Records follow. Select each line holding "this".

/---

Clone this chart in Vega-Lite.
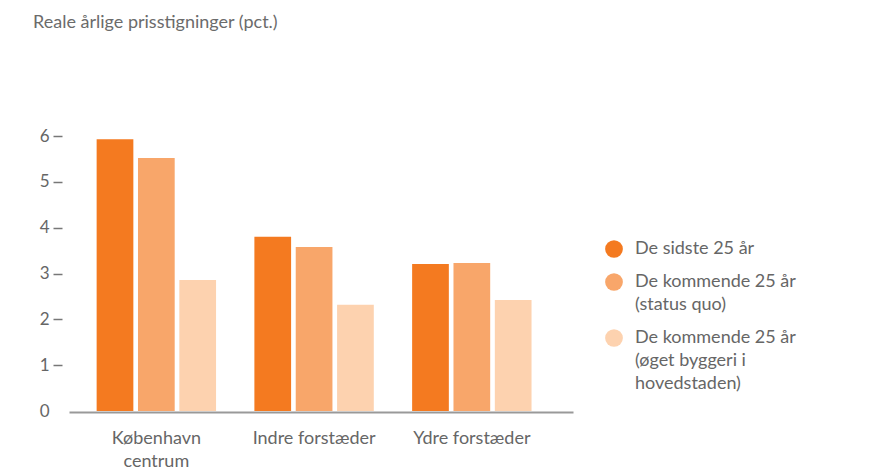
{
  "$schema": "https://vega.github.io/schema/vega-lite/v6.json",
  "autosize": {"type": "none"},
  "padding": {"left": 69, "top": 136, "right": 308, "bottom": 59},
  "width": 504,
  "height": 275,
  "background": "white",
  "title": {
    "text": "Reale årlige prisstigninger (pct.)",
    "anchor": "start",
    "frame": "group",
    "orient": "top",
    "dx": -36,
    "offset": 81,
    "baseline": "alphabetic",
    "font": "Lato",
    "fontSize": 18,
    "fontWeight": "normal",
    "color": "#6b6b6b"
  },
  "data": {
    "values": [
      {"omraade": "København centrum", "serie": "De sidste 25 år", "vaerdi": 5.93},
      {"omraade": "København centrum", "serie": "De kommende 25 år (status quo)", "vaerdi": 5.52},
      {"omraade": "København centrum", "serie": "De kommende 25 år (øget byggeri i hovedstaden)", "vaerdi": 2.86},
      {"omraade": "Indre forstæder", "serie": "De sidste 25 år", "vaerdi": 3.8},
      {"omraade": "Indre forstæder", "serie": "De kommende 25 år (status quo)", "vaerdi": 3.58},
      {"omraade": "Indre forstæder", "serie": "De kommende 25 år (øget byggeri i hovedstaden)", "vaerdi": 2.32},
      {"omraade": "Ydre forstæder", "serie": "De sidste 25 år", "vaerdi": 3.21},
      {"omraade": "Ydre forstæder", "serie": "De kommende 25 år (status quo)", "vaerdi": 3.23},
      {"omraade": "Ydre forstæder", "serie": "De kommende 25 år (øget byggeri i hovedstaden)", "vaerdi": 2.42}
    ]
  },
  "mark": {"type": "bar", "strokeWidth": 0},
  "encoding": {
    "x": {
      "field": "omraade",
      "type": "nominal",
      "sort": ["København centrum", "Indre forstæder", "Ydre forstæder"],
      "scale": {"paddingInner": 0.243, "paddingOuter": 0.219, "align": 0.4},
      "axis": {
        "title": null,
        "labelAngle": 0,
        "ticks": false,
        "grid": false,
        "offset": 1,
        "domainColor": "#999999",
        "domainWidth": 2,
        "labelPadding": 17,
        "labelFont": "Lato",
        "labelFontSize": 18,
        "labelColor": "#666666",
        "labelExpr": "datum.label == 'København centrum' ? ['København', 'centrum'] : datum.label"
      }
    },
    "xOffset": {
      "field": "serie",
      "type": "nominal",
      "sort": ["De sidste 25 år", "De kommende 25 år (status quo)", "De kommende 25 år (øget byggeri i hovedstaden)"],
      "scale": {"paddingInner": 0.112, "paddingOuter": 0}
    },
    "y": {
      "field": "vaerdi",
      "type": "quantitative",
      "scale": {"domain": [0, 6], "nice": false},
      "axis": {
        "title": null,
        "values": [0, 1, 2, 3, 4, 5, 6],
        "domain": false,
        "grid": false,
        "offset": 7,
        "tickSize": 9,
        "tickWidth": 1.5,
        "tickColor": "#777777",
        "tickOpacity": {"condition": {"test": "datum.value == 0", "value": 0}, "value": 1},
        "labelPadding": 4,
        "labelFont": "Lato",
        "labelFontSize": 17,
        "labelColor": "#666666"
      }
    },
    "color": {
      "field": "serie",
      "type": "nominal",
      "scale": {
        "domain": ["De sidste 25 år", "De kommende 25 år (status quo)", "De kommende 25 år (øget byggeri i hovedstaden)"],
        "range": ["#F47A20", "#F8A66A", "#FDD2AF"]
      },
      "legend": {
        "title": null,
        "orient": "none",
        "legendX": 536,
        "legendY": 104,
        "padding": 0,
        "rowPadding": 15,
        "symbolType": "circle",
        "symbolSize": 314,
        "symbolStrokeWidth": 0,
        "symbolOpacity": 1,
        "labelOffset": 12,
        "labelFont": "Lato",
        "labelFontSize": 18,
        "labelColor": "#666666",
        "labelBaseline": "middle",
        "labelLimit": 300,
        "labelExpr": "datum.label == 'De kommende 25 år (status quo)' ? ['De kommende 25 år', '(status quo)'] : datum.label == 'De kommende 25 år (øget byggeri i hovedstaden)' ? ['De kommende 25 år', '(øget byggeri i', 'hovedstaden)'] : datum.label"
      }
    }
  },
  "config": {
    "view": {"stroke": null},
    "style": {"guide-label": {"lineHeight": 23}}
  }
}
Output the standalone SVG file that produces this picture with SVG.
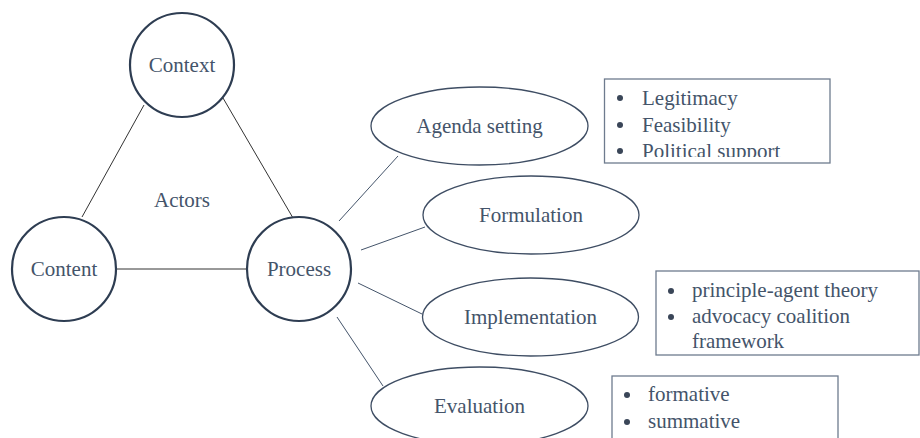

\---

- [Full solution]
Clone this chart in Vega-Lite.
Output the standalone SVG file that produces this picture with SVG.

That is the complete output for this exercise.